Directive: Write out the material exactly, with the pictures left out.

Data block:
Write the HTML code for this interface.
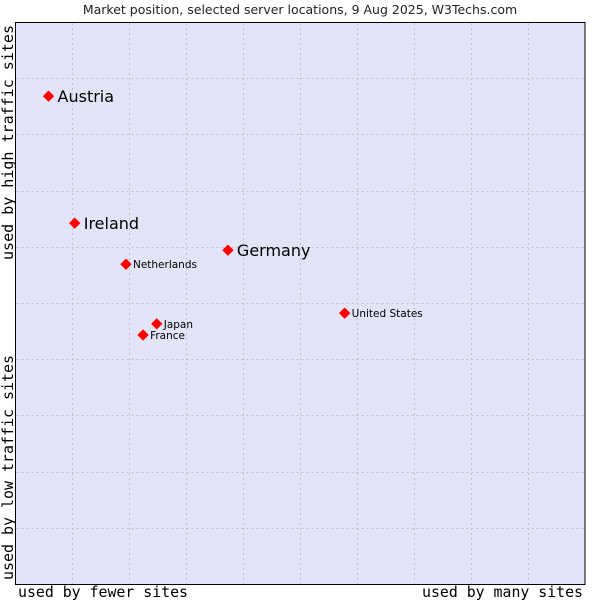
<!DOCTYPE html>
<html><head><meta charset="utf-8"><style>
html,body{margin:0;padding:0;background:#fff;width:600px;height:600px;overflow:hidden}
</style></head><body>
<svg width="600" height="600" xmlns="http://www.w3.org/2000/svg">
<text x="300" y="14" text-anchor="middle" font-family="DejaVu Sans, sans-serif" font-size="12.5" fill="#222">Market position, selected server locations, 9 Aug 2025, W3Techs.com</text>
<rect x="15.5" y="22.5" width="569.5" height="562" fill="#e3e4f8" stroke="#000" stroke-width="1"/>
<g id="grid"></g>
<g id="pts"></g>
<text x="13" y="580" transform="rotate(-90 13 580)" font-family="DejaVu Sans Mono, monospace" font-size="15" fill="#000" textLength="225" lengthAdjust="spacingAndGlyphs">used by low traffic sites</text>
<text x="13" y="260" transform="rotate(-90 13 260)" font-family="DejaVu Sans Mono, monospace" font-size="15" fill="#000" textLength="235" lengthAdjust="spacingAndGlyphs">used by high traffic sites</text>
<text x="18" y="597" font-family="DejaVu Sans Mono, monospace" font-size="15" fill="#000" textLength="170" lengthAdjust="spacingAndGlyphs">used by fewer sites</text>
<text x="422" y="597" font-family="DejaVu Sans Mono, monospace" font-size="15" fill="#000" textLength="161" lengthAdjust="spacingAndGlyphs">used by many sites</text>
</svg>
<script>
const names=["Austria","Ireland","Germany","Netherlands","United States","Japan","France"];
const xVals=[0.58,1.04,3.73,1.94,5.78,2.48,2.24];
const yVals=[8.68,6.42,5.94,5.69,4.82,4.63,4.43];
const bigLabel=[true,true,true,false,false,false,false];
const NS="http://www.w3.org/2000/svg";
const X0=15.5,X1=585,Y0=584,Y1=22;
const sx=v=>X0+(X1-X0)*v/10, sy=v=>Y0-(Y0-Y1)*v/10;
const grid=document.getElementById('grid');
for(let i=1;i<10;i++){
 const v=document.createElementNS(NS,'line');
 v.setAttribute('x1',Math.round(sx(i))+0.5);v.setAttribute('x2',Math.round(sx(i))+0.5);
 v.setAttribute('y1',Y1+1);v.setAttribute('y2',Y0);
 v.setAttribute('stroke','#c0c0c8');v.setAttribute('stroke-dasharray','2,3');
 
 
 grid.appendChild(v);
 const h=document.createElementNS(NS,'line');
 h.setAttribute('y1',Math.round(sy(i))+0.5);h.setAttribute('y2',Math.round(sy(i))+0.5);
 h.setAttribute('x1',X0+1);h.setAttribute('x2',X1);
 h.setAttribute('stroke','#c0c0c8');h.setAttribute('stroke-dasharray','2,3');
 
 
 grid.appendChild(h);
}
const pts=document.getElementById('pts');
names.forEach((n,i)=>{
 const x=sx(xVals[i]),y=sy(yVals[i]);
 const d=document.createElementNS(NS,'polygon');
 d.setAttribute('points',`${x},${y-5} ${x+5},${y} ${x},${y+5} ${x-5},${y}`);
 d.setAttribute('fill','#f00');
 d.setAttribute('stroke','#f00');
 d.setAttribute('stroke-linejoin','round');
 
 
 pts.appendChild(d);
 const t=document.createElementNS(NS,'text');
 t.setAttribute('x',x+(bigLabel[i]?9:7));
 t.setAttribute('y',y+(bigLabel[i]?6:4));
 t.setAttribute('font-family','DejaVu Sans, sans-serif');
 t.setAttribute('font-size',bigLabel[i]?'16':'10.5');
 t.setAttribute('fill','#000');
 t.textContent=n;
 
 
 pts.appendChild(t);
});
</script>
</body></html>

Response for this exercise:
Write the HTML code for this interface.
<!DOCTYPE html>
<html><head><meta charset="utf-8"><style>
html,body{margin:0;padding:0;background:#fff;width:600px;height:600px;overflow:hidden}
</style></head><body>
<svg width="600" height="600" xmlns="http://www.w3.org/2000/svg">
<text x="300" y="14" text-anchor="middle" font-family="DejaVu Sans, sans-serif" font-size="12.5" fill="#222">Market position, selected server locations, 9 Aug 2025, W3Techs.com</text>
<rect x="15.5" y="22.5" width="569.5" height="562" fill="#e3e4f8" stroke="#000" stroke-width="1"/>
<g id="grid"></g>
<g id="pts"></g>
<text x="13" y="580" transform="rotate(-90 13 580)" font-family="DejaVu Sans Mono, monospace" font-size="15" fill="#000" textLength="225" lengthAdjust="spacingAndGlyphs">used by low traffic sites</text>
<text x="13" y="260" transform="rotate(-90 13 260)" font-family="DejaVu Sans Mono, monospace" font-size="15" fill="#000" textLength="235" lengthAdjust="spacingAndGlyphs">used by high traffic sites</text>
<text x="18" y="597" font-family="DejaVu Sans Mono, monospace" font-size="15" fill="#000" textLength="170" lengthAdjust="spacingAndGlyphs">used by fewer sites</text>
<text x="422" y="597" font-family="DejaVu Sans Mono, monospace" font-size="15" fill="#000" textLength="161" lengthAdjust="spacingAndGlyphs">used by many sites</text>
</svg>
<script>
const names=["Austria","Ireland","Germany","Netherlands","United States","Japan","France"];
const xVals=[0.58,1.04,3.73,1.94,5.78,2.48,2.24];
const yVals=[8.68,6.42,5.94,5.69,4.82,4.63,4.43];
const bigLabel=[true,true,true,false,false,false,false];
const NS="http://www.w3.org/2000/svg";
const X0=15.5,X1=585,Y0=584,Y1=22;
const sx=v=>X0+(X1-X0)*v/10, sy=v=>Y0-(Y0-Y1)*v/10;
const grid=document.getElementById('grid');
for(let i=1;i<10;i++){
 const v=document.createElementNS(NS,'line');
 v.setAttribute('x1',Math.round(sx(i))+0.5);v.setAttribute('x2',Math.round(sx(i))+0.5);
 v.setAttribute('y1',Y1+1);v.setAttribute('y2',Y0);
 v.setAttribute('stroke','#c0c0c8');v.setAttribute('stroke-dasharray','2,3');
 
 
 grid.appendChild(v);
 const h=document.createElementNS(NS,'line');
 h.setAttribute('y1',Math.round(sy(i))+0.5);h.setAttribute('y2',Math.round(sy(i))+0.5);
 h.setAttribute('x1',X0+1);h.setAttribute('x2',X1);
 h.setAttribute('stroke','#c0c0c8');h.setAttribute('stroke-dasharray','2,3');
 
 
 grid.appendChild(h);
}
const pts=document.getElementById('pts');
names.forEach((n,i)=>{
 const x=sx(xVals[i]),y=sy(yVals[i]);
 const d=document.createElementNS(NS,'polygon');
 d.setAttribute('points',`${x},${y-5} ${x+5},${y} ${x},${y+5} ${x-5},${y}`);
 d.setAttribute('fill','#f00');
 d.setAttribute('stroke','#f00');
 d.setAttribute('stroke-linejoin','round');
 
 
 pts.appendChild(d);
 const t=document.createElementNS(NS,'text');
 t.setAttribute('x',x+(bigLabel[i]?9:7));
 t.setAttribute('y',y+(bigLabel[i]?6:4));
 t.setAttribute('font-family','DejaVu Sans, sans-serif');
 t.setAttribute('font-size',bigLabel[i]?'16':'10.5');
 t.setAttribute('fill','#000');
 t.textContent=n;
 
 
 pts.appendChild(t);
});
</script>
</body></html>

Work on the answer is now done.